Tuesday, May 31, 2011

PPIP: Prevention Politics Injures Patients

PPIP is an acronym that officially stands for "Put Prevention Into Practice," which serves as both the name of the Agency for Healthcare Research and Quality's programs to disseminate the preventive care recommendations of the U.S. Preventive Services Task Force as well as the tagline for a series of case study questions about these recommendations that I wrote for the journal American Family Physician from 2008 to 2010. Given the unfortunate events that have occurred since the USPSTF became inextricably linked to the Obama health care reform bill, however, I now propose a new meaning for PPIP: Prevention Politics Injures Patients.

In a recent New York Times editorial, "Squandering Medicare's Money," Archives of Internal Medicine editor Rita Redberg, MD pointed out that the Medicare program paid physicians more than $40 million in 2009 for screening colonoscopies in patients over age 75, and $50 million in 2008 for PSA screening in men age 75 and older and Pap smears in women age 65 and older. That's nearly $100 million alone for 3 tests that the USPSTF concluded have few or zero health benefits and have a high potential to cause harm, and it doesn't count the additional millions (billions?) of dollars of additional testing and procedures that result from these unnecessary screenings. Dr. Redberg writes:

Our medical culture is such that if the choice is between doing a test and not doing one, it is considered better care to do the test. So while Medicare is obligated to follow the [U.S. Preventive Services] task force’s recommendations to cover new preventive services, it has no similar mandate to deny coverage for services for which the task force has found no benefit.

Changing the system would be relatively easy administratively, but would require a firm commitment to determining whether tests and procedures truly benefit patients before performing them. Unfortunately, in a political environment in which doctors providing end-of-life counseling are called death panels, and in which powerful constituencies seek to preserve an ever-increasing array of procedures and device sales, this solution remains hidden in plain view.

Unfortunately, Dr. Redberg is only seeing the tip of the iceberg. Since health reform became law in March 2010, the Task Force has been keeping an unusually low profile. They cancelled their November 2010 meeting (or rather, as I've previously argued, this meeting was a victim of midterm election politics), and when widely respected pediatrician Virginia Moyer was appointed the group's new Chair in March, the only press release came from her academic institution, rather than AHRQ. Even though it's more critical than ever to get the best evidence on preventive care into the hands of primary care clinicians and patients, the USPSTF has only released 6 draft recommendation statements for public comment in the past 14 months, and of those, only two (screening for osteoporosis and screening for testicular cancer) have been published. As a result, its guidelines are aging rapidly; well over half of the group's active recommendations are more than 5 years old and no longer considered up-to-date by the National Guideline Clearinghouse.
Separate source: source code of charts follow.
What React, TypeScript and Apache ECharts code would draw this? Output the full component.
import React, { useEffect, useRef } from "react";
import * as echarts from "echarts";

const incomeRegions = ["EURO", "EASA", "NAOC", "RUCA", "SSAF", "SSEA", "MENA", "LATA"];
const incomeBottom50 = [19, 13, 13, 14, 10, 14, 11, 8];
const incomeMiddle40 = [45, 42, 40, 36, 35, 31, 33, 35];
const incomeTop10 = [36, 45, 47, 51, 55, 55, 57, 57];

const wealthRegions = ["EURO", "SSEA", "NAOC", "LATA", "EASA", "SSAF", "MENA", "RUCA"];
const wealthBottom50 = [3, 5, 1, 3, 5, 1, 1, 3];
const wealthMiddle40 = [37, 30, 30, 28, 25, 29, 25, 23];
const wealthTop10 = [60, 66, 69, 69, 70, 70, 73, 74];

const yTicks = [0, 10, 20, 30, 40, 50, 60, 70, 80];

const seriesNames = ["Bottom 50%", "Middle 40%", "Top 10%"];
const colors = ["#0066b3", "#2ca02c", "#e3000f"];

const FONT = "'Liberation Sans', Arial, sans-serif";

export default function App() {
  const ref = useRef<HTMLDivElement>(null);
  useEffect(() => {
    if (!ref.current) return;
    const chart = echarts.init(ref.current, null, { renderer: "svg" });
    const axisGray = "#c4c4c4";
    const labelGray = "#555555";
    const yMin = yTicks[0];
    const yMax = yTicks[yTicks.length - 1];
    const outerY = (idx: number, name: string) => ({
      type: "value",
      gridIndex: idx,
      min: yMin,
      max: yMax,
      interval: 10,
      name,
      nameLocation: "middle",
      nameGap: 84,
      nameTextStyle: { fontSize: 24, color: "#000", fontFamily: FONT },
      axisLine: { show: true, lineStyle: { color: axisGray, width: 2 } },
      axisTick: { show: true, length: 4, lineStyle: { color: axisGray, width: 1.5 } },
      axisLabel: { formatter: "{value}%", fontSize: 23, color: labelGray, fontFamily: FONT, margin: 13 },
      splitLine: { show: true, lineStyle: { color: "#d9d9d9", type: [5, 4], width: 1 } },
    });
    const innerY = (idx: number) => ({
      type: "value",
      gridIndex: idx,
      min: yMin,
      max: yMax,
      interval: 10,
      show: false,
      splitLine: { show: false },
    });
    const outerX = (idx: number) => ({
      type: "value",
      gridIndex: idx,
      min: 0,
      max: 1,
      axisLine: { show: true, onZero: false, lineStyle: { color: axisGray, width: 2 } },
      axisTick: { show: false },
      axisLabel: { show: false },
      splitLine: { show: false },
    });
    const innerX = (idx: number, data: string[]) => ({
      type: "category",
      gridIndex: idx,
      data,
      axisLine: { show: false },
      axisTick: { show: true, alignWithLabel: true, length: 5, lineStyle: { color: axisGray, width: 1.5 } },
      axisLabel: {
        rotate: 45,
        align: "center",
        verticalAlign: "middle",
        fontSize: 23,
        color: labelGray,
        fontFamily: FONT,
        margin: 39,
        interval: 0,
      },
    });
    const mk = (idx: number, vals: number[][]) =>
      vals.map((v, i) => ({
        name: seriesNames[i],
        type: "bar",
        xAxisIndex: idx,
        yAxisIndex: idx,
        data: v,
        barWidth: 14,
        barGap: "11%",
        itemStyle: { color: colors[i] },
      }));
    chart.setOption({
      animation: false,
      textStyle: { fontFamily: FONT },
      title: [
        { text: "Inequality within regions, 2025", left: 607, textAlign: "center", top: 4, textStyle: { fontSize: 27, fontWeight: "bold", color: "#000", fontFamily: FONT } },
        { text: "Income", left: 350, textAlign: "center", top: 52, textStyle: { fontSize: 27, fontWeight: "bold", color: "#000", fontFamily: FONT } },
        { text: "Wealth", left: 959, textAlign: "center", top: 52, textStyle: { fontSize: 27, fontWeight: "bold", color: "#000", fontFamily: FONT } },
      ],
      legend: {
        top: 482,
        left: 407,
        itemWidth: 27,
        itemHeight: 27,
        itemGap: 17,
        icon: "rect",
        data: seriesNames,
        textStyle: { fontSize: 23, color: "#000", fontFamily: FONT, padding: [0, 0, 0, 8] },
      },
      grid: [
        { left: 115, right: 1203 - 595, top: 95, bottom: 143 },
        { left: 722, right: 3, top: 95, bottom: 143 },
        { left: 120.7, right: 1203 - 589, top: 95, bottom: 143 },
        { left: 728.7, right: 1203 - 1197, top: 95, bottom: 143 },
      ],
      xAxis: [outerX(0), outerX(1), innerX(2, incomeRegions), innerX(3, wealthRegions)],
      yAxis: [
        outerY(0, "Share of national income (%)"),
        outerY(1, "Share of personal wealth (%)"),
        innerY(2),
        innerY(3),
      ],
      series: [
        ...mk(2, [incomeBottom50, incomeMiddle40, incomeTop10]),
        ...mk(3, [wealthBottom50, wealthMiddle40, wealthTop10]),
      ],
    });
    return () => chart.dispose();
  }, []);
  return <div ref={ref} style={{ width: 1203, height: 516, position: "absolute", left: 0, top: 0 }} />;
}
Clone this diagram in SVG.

Among these outdated recommendations is one on screening for oral cancer, which the USPSTF released in February 2004 and would have likely updated more than a year ago had prevention politics not intervened. In March 2009, I presented a summary of new evidence on oral cancer screening to the USPSTF, which then voted to update its previous recommendation. The new recommendation statement and evidence summary were accepted for publication by the Annals of Internal Medicine that November - in the same week that the Task Force's new position on screening mammography led to a public uproar.

It soon became apparent that any cancer screening statement that was anything less than an unqualified endorsement would not be politically acceptable to the Administration. Not only were we told to withdraw the new recommendation from Annals' publication queue, it wasn't even allowed to be released for public comments until well after the 2010 midterm elections, at which point the evidence was more than 2 years old and I had decided to resign from AHRQ. I've since offered to work for free on updating the evidence manuscript, but have been told that a (political) decision has been made to start from scratch instead, with a new, independently authored evidence update that will presumably require a new USPSTF vote. I'd now be very surprised if the 2004 recommendation is updated before 2013.

These kinds of delays are not just academic; they have real health consequences. If there is strong evidence that screening for oral cancer in primary care settings has no benefits, primary care clinicians need to know that so they can spend their limited time and resources on services more likely to help patients. If there is strong evidence that the PSA test should be abandoned for prostate cancer screening, we need to know that too. Although I've previously stated my belief that prevention politics will hurt the USPSTF's credibility in the long run, the bottom line is that physicians' lack of access to timely, evidence-based information about what works (and doesn't work) in preventive care injures patients, too.